You can see that it really depends on the time you'll be out in the Smokies. You might hike the Smokies in moderate temperatures, but you can also end up there in a period of severe cold and be trapped in a Shelter due to heavy snowfall.
Most of the time a 20F bag will make for a couple of very cold nights though - plan accordingly and be save :)

Regards
Philipp

Slo-go'en
09-21-2013, 17:40
Adding clothing doesn't work in my experience, it's best to provide good insulation from the ground, minimize wind, eat before bed, wear dry socks and keep your head covered and minimize any air from escaping outside the bag.

Yea, just wear minimual clothing like thermal top and bottom just to cover the skin. That helps a lot. Much more than that and it is counter productive.

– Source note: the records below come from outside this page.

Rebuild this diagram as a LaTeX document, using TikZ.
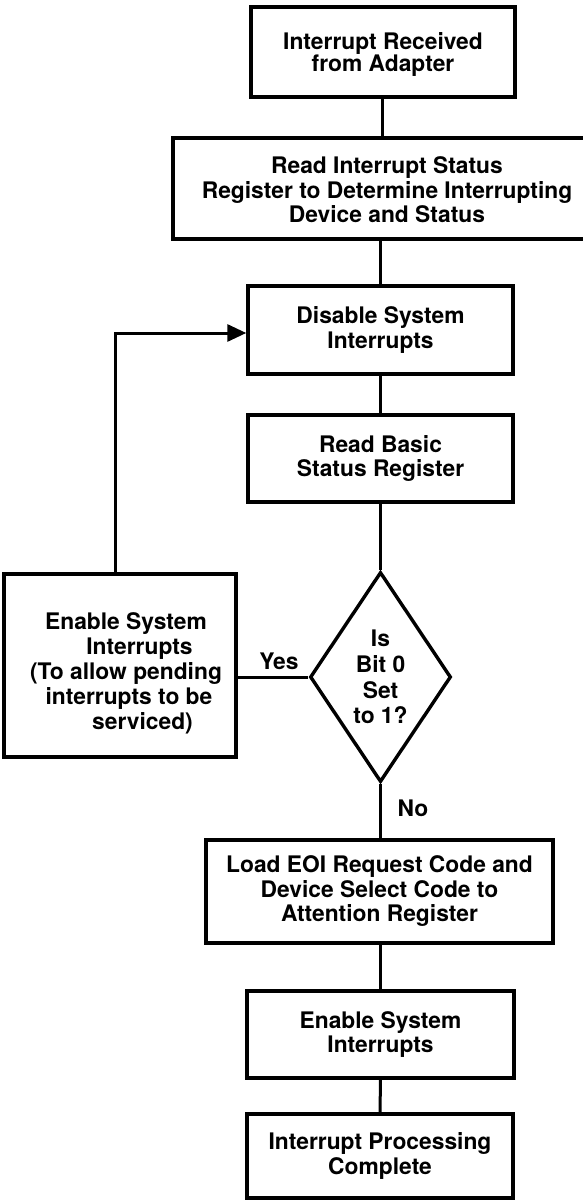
\documentclass[tikz,border=0pt]{standalone}
\usepackage{fontspec}
\setmainfont{TeX Gyre Heros}
\usetikzlibrary{shapes.geometric,arrows.meta,calc}
\begin{document}
\begin{tikzpicture}[x=1pt,y=-1pt,
  txt/.style={font=\fontsize{22.8}{24.5}\selectfont\bfseries},
  box/.style={txt,draw,line width=3.4pt,rectangle,inner sep=0pt,align=center},
  decision/.style={txt,draw,line width=3.4pt,diamond,aspect=0.67,inner sep=0pt,
    minimum width=141pt,minimum height=210pt,align=center,
    font=\fontsize{22.8}{25.6}\selectfont\bfseries},
  conn/.style={line width=3pt},
  lbl/.style={txt,inner sep=0pt}]
\useasboundingbox (0,0) rectangle (583,1201);
\node[box,minimum width=264pt,minimum height=90pt,font=\fontsize{22.8}{22.5}\selectfont\bfseries] (b1) at (383,52)
  {\rule{0pt}{22pt}Interrupt Received\\from Adapter};
\node[box,minimum width=428pt,minimum height=101pt] (b2) at (387,188.5)
  {\rule{0pt}{20pt}Read Interrupt Status\\Register to Determine Interrupting\\Device and Status};
\node[box,minimum width=265pt,minimum height=88pt] (b3) at (380.5,330)
  {Disable System\\Interrupts};
\node[box,minimum width=265pt,minimum height=87pt] (b4) at (380.5,458.5)
  {Read Basic\\Status Register};
\node[decision] (d) at (380.5,677) {Is\\Bit 0\\Set\\to 1?};
\node[box,minimum width=232pt,minimum height=183pt,font=\fontsize{22.8}{25}\selectfont\bfseries] (b5) at (120,665.5)
  {\rule{0pt}{32.6pt}\hspace*{12pt}Enable System\\\hspace*{39pt}Interrupts\\\hspace*{12pt}(To allow pending\\\hspace*{18pt}interrupts to be\\\hspace*{45pt}serviced)};
\node[box,minimum width=347pt,minimum height=103pt] (b6) at (379.5,891.5)
  {Load EOI Request Code and\\Device Select Code to\\Attention Register};
\node[box,minimum width=267pt,minimum height=87pt] (b7) at (380.5,1034.5)
  {Enable System\\Interrupts};
\node[box,minimum width=266pt,minimum height=84pt] (b8) at (380,1156)
  {Interrupt Processing\\Complete};
\node[lbl] (yes) at (279,661) {Yes};
\node[lbl] (no) at (413,808) {No};
\draw[conn] (b2.north -| 382,0) -- (b1.south -| 382,0);
\draw[conn] (b3.north) -- (b3.north |- b2.south);
\draw[conn] (b3.south) -- (b4.north);
\draw[conn] (b4.south) -- (d.north);
\draw[conn] (d.south) -- (d.south |- b6.north);
\draw[conn] (b7.north) -- (b7.north |- b6.south);
\draw[conn] (b7.south) -- (b8.north);
\draw[conn] (d.west) -- (d.west -| b5.east);
\draw[conn,-{Triangle[length=19pt,width=17pt]}] ($(b5.north)+(-5,0)$) |- ($(b3.west)+(0,3)$);
\end{tikzpicture}
\end{document}
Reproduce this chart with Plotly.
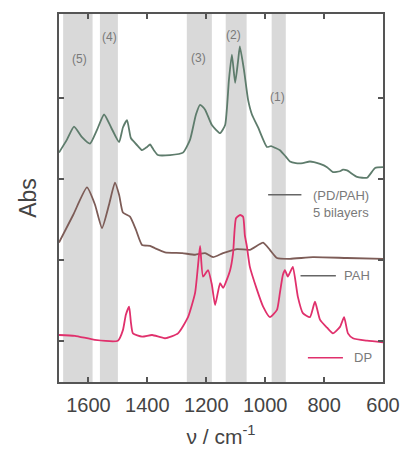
import plotly.graph_objects as go

# Wavenumbers (cm^-1) and absorbance (a.u., offset)
pd_pah_wn = [1700, 1673, 1649, 1622, 1595, 1571, 1547, 1523, 1496, 1483, 1469, 1456, 1442, 1432, 1418,
             1401, 1391, 1378, 1364, 1323, 1279, 1255, 1235, 1221, 1204, 1181, 1153, 1136, 1123, 1113,
             1102, 1092, 1086, 1072, 1058, 1045, 1024, 994, 980, 967, 950, 930, 916, 896, 872, 848,
             814, 790, 770, 746, 736, 722, 688, 654, 627, 600]
pd_pah_abs = [2.83, 2.99, 3.15, 3.02, 2.94, 3.11, 3.30, 3.14, 2.96, 3.14, 3.23, 3.01, 2.95, 2.91, 2.86,
              2.90, 2.93, 2.86, 2.80, 2.80, 2.83, 2.99, 3.30, 3.42, 3.36, 3.17, 3.07, 3.17, 3.73, 4.04,
              3.69, 3.96, 4.14, 3.85, 3.48, 3.30, 3.14, 2.90, 2.91, 2.89, 2.86, 2.78, 2.72, 2.70, 2.70, 2.72,
              2.69, 2.65, 2.59, 2.60, 2.62, 2.61, 2.53, 2.52, 2.64, 2.65]

pah_wn = [1700, 1652, 1605, 1578, 1554, 1530, 1510, 1496, 1483, 1459, 1439, 1418, 1391, 1374, 1340,
          1282, 1238, 1204, 1177, 1143, 1096, 1052, 1007, 984, 960, 916, 838, 722, 600]
pah_abs = [1.72, 2.06, 2.40, 2.19, 1.90, 2.19, 2.46, 2.31, 2.09, 2.04, 1.88, 1.69, 1.68, 1.65, 1.60,
           1.59, 1.57, 1.59, 1.54, 1.59, 1.64, 1.63, 1.72, 1.63, 1.53, 1.52, 1.54, 1.53, 1.52]

dp_wn = [1700, 1646, 1578, 1500, 1483, 1473, 1462, 1456, 1449, 1418, 1384, 1340, 1296, 1262, 1238,
         1228, 1221, 1211, 1194, 1181, 1170, 1153, 1143, 1119, 1109, 1099, 1085, 1075, 1069, 1062,
         1052, 1028, 1007, 984, 960, 950, 940, 933, 923, 916, 906, 889, 872, 848, 831, 814, 790,
         770, 746, 732, 719, 702, 654, 600]
dp_abs = [0.58, 0.57, 0.52, 0.51, 0.64, 0.83, 0.93, 0.74, 0.60, 0.56, 0.58, 0.54, 0.60, 0.80, 1.10,
          1.44, 1.68, 1.30, 1.38, 1.20, 0.95, 1.22, 1.16, 1.38, 1.59, 2.02, 2.06, 2.04, 1.81, 1.67,
          1.42, 1.14, 0.93, 0.80, 0.89, 1.10, 1.32, 1.38, 1.30, 1.35, 1.42, 1.05, 0.85, 0.80, 0.99, 0.77, 0.67,
          0.60, 0.68, 0.80, 0.60, 0.54, 0.51, 0.49]

# Highlighted bands (cm^-1)
band_labels = ["(1)", "(2)", "(3)", "(4)", "(5)"]
band_lo = [930, 1063, 1181, 1500, 1586]
band_hi = [978, 1134, 1266, 1561, 1686]
band_label_x = [957, 1109, 1225, 1527, 1629]
band_label_y = [3.52, 4.28, 4.00, 4.26, 3.98]

x_ticks = [1600, 1400, 1200, 1000, 800, 600]
y_ticks = [0.5, 1.5, 2.5, 3.5]

c_green = "#5e7c6c"
c_brown = "#7d5c57"
c_pink = "#e0306c"
txt_gray = "#7a7a7a"

fig = go.Figure()
for name, xs, ys, col in [("(PD/PAH) 5 bilayers", pd_pah_wn, pd_pah_abs, c_green),
                          ("PAH", pah_wn, pah_abs, c_brown),
                          ("DP", dp_wn, dp_abs, c_pink)]:
    fig.add_trace(go.Scatter(x=xs, y=ys, mode="lines", name=name,
                             line=dict(color=col, width=1.8, shape="spline", smoothing=0.5),
                             showlegend=False))

for lo, hi in zip(band_lo, band_hi):
    fig.add_vrect(x0=lo, x1=hi, fillcolor="#d2d2d2", opacity=0.85, line_width=0, layer="below")

for lab, lx, ly in zip(band_labels, band_label_x, band_label_y):
    fig.add_annotation(x=lx, y=ly, text=lab, showarrow=False,
                       font=dict(size=12, color=txt_gray, family="Liberation Sans"))

# In-plot legend keys
legend_items = [
    ([990, 877], 2.31, "#666666", 843, "(PD/PAH)<br>5 bilayers", True),
    ([880, 760], 1.31, "#666666", 738, "PAH", False),
    ([855, 736], 0.30, c_pink, 705, "DP", False),
]
for (xs, ly, col, tx, txt, two_line) in legend_items:
    fig.add_trace(go.Scatter(x=xs, y=[ly, ly], mode="lines",
                             line=dict(color=col, width=1.4),
                             showlegend=False, hoverinfo="skip"))
    fig.add_annotation(x=tx, y=ly, text=txt, showarrow=False, xanchor="left",
                       yanchor="top" if two_line else "middle", yshift=9 if two_line else 0,
                       align="left",
                       font=dict(size=13, color=txt_gray, family="Liberation Sans"))

axis_common = dict(showline=True, linecolor="#555555", linewidth=2, mirror="ticks",
                   ticks="inside", ticklen=5, tickcolor="#555555", tickwidth=1.5,
                   showgrid=False, zeroline=False, automargin=False)

fig.update_xaxes(range=[1700, 600], tickvals=x_ticks, ticktext=[str(v) for v in x_ticks],
                 tickfont=dict(size=20, color="#444444", family="Liberation Sans"),
                 ticklabelstandoff=4,
                 title=dict(text="ν / cm<sup>-1</sup>", standoff=14,
                            font=dict(size=21, color="#444444", family="Liberation Sans")),
                 **axis_common)
fig.update_yaxes(range=[0, 4.54], tickvals=y_ticks, showticklabels=False,
                 title=dict(text="Abs", standoff=14,
                            font=dict(size=23, color="#444444", family="Liberation Sans")),
                 **axis_common)

fig.update_layout(width=401, height=456, margin=dict(l=59, r=18, t=14, b=74),
                  plot_bgcolor="white", paper_bgcolor="white")

fig.write_html("out.html")
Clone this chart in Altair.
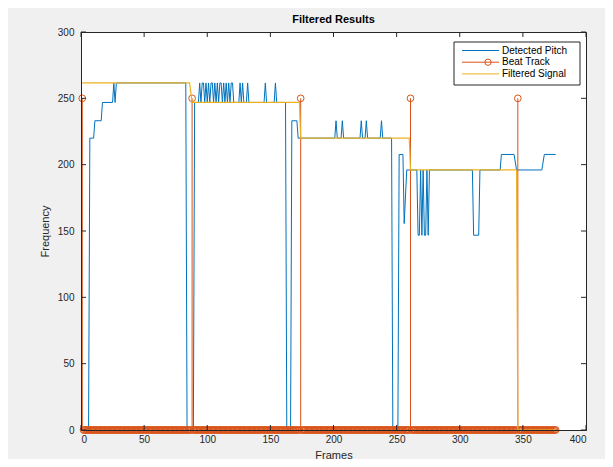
import altair as alt
import pandas as pd

# ---- data ----
pitch_frames = [1, 6, 7, 10, 11, 16, 17, 25, 26, 27, 28, 83, 84, 89, 90, 93,
                94, 95, 96, 97, 98, 99, 100, 101, 102, 103, 104, 105, 106, 107,
                108, 109, 110, 111, 112, 113, 114, 115, 116, 117, 118, 119, 120, 121,
                125, 126, 127, 128, 129, 131, 132, 133, 145, 146, 147, 153, 154, 155,
                162, 163, 166, 167, 171, 172,
                201, 202, 203, 206, 207, 208, 221, 222, 223, 225, 226, 227, 237, 238, 239,
                246, 247, 251, 252, 255, 256, 258,
                266, 267, 268, 269, 270, 271, 272, 273, 274, 275, 276,
                310, 311, 315, 316, 332, 333, 343, 345, 365, 367, 376]
pitch_hz = [0, 0, 220, 220, 233.1, 233.1, 246.9, 246.9, 261.6, 246.9, 261.6, 261.6, 0, 0, 246.9, 246.9,
            261.6, 246.9, 261.6, 261.6, 246.9, 261.6, 246.9, 261.6, 246.9, 261.6, 261.6, 246.9, 261.6, 246.9,
            261.6, 246.9, 261.6, 261.6, 246.9, 261.6, 246.9, 261.6, 246.9, 261.6, 246.9, 261.6, 261.6, 246.9,
            246.9, 261.6, 246.9, 261.6, 246.9, 246.9, 261.6, 246.9, 246.9, 261.6, 246.9, 246.9, 261.6, 246.9,
            246.9, 0, 0, 233.1, 233.1, 220,
            220, 233.1, 220, 220, 233.1, 220, 220, 233.1, 220, 220, 233.1, 220, 220, 233.1, 220,
            220, 0, 0, 207.7, 207.7, 155.6, 196,
            196, 146.8, 146.8, 196, 146.8, 196, 146.8, 146.8, 196, 146.8, 196,
            196, 146.8, 146.8, 196, 196, 207.7, 207.7, 196, 196, 207.7, 207.7]

filtered_frames = [1, 86, 88, 173, 174, 260, 261, 345, 346, 376]
filtered_hz = [261.6, 261.6, 246.9, 246.9, 220, 220, 196, 196, 0, 0]

beat_frames = [1, 88, 174, 261, 346]
beat_level = 250
last_frame = 376

x_ticks = [0, 50, 100, 150, 200, 250, 300, 350, 400]
y_ticks = [0, 50, 100, 150, 200, 250, 300]

legend_labels = ["Detected Pitch", "Beat Track", "Filtered Signal"]

# ---- style ----
BLUE = "#0072BD"
ORANGE = "#D95319"
YELLOW = "#EDB120"
AXC = "#262626"
FONT = "Liberation Sans"
W, H = 505, 398

xs = alt.Scale(domain=[0, 400], nice=False, zero=False)
ys = alt.Scale(domain=[0, 300], nice=False)
x_axis = alt.Axis(values=x_ticks, title="Frames", ticks=False, grid=False, domain=True,
                  domainColor=AXC, zindex=1, labelFontSize=10, labelColor=AXC,
                  titleFontSize=11, titleFontWeight="normal", titleColor=AXC,
                  labelPadding=4, titlePadding=5, labelFont=FONT, titleFont=FONT)
y_axis = alt.Axis(values=y_ticks, title="Frequency", ticks=False, grid=False, domain=True,
                  domainColor=AXC, zindex=1, labelFontSize=10, labelColor=AXC,
                  titleFontSize=11, titleFontWeight="normal", titleColor=AXC,
                  labelPadding=7, titlePadding=7, labelFont=FONT, titleFont=FONT)


def X(field="frame"):
    return alt.X(f"{field}:Q", scale=xs, axis=x_axis)


def Y(field="hz"):
    return alt.Y(f"{field}:Q", scale=ys, axis=y_axis)


pitch_df = pd.DataFrame({"frame": pitch_frames, "hz": pitch_hz, "i": range(len(pitch_frames))})
filt_df = pd.DataFrame({"frame": filtered_frames, "hz": filtered_hz, "i": range(len(filtered_frames))})
all_frames = list(range(1, last_frame + 1))
beat_df = pd.DataFrame({"frame": all_frames,
                        "hz": [beat_level if f in beat_frames else 0 for f in all_frames]})
stem_df = pd.DataFrame({"frame": beat_frames, "hz": [beat_level] * len(beat_frames), "base": [0] * len(beat_frames)})

pitch = alt.Chart(pitch_df).mark_line(color=BLUE, strokeWidth=1).encode(
    x=X(), y=Y(), order="i:Q")
stems = alt.Chart(stem_df).mark_rule(color=ORANGE, strokeWidth=1).encode(
    x=X(), y=Y(), y2="base:Q")
circles = alt.Chart(beat_df).mark_point(shape="circle", filled=False, color=ORANGE,
                                        size=45, strokeWidth=1, opacity=1).encode(x=X(), y=Y())
filt = alt.Chart(filt_df).mark_line(color=YELLOW, strokeWidth=1.2).encode(
    x=X(), y=Y(), order="i:Q")

xt_df = pd.DataFrame({"frame": x_ticks})
yt_df = pd.DataFrame({"hz": y_ticks})
tick_bottom = alt.Chart(xt_df).mark_rule(color=AXC, strokeWidth=1).encode(
    x=X(), y=alt.value(H), y2=alt.value(H - 5))
tick_top = alt.Chart(xt_df).mark_rule(color=AXC, strokeWidth=1).encode(
    x=X(), y=alt.value(0), y2=alt.value(5))
tick_left = alt.Chart(yt_df).mark_rule(color=AXC, strokeWidth=1).encode(
    y=Y(), x=alt.value(0), x2=alt.value(5))
tick_right = alt.Chart(yt_df).mark_rule(color=AXC, strokeWidth=1).encode(
    y=Y(), x=alt.value(W), x2=alt.value(W - 5))

one = pd.DataFrame({"a": [0]})
leg_box = alt.Chart(one).mark_rect(fill="white", stroke=AXC, strokeWidth=1).encode(
    x=alt.value(373), x2=alt.value(499), y=alt.value(10), y2=alt.value(53))
leg_layers = [leg_box]
leg_colors = [BLUE, ORANGE, YELLOW]
for k, (lab, col) in enumerate(zip(legend_labels, leg_colors)):
    yy = 18.5 + k * 11.7
    leg_layers.append(alt.Chart(one).mark_rule(color=col, strokeWidth=1).encode(
        x=alt.value(381), x2=alt.value(418), y=alt.value(yy)))
    if k == 1:
        leg_layers.append(alt.Chart(one).mark_point(shape="circle", filled=False, color=col,
                                                    size=40, strokeWidth=1, opacity=1).encode(
            x=alt.value(407), y=alt.value(yy)))
    leg_layers.append(alt.Chart(one).mark_text(align="left", baseline="middle", fontSize=10,
                                               font=FONT, color="#000000").encode(
        x=alt.value(421), y=alt.value(yy), text=alt.value(lab)))

chart = alt.layer(pitch, stems, circles, filt, tick_bottom, tick_top, tick_left, tick_right,
                  *leg_layers).properties(
    width=W, height=H,
    title=alt.TitleParams("Filtered Results", fontSize=11, fontWeight="bold", font=FONT,
                          color="#000000", offset=2, anchor="middle"),
    autosize=alt.AutoSizeParams(type="none"),
    padding={"left": 73, "top": 24, "right": 19, "bottom": 29},
    background="#f0f0f0",
).configure_view(fill="white", stroke=AXC, strokeWidth=1)

chart.save("out.html", embed_options={"renderer": "svg", "actions": False})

A 20 degree bag is marginal up till early April. You really have to look close at the way the bag is rated. There is the comfort rating, the "you might be a little chilly" rating and the "it will barely keep you alive for a night" rating. The "barely keep you alive" is often the advertised rating.

Remember, your going to be tired, chilled and some what (or a lot) starved for calories most of the time and that makes it harder to get and stay warm. The humidity can also often be high which makes it feel even colder. Your classic "raw" weather. Therefore you want a significant margin of error on your bag. Your sleeping bag is the most important piece of equipment in the winter and if you go cheap your not going to last long.

In the winter I actually prefer a two bag system instead of one heavy bag. The second bag could just be a quilt to pull over you. You have a bit more flexability with this system and don't need to get another bag just for summer.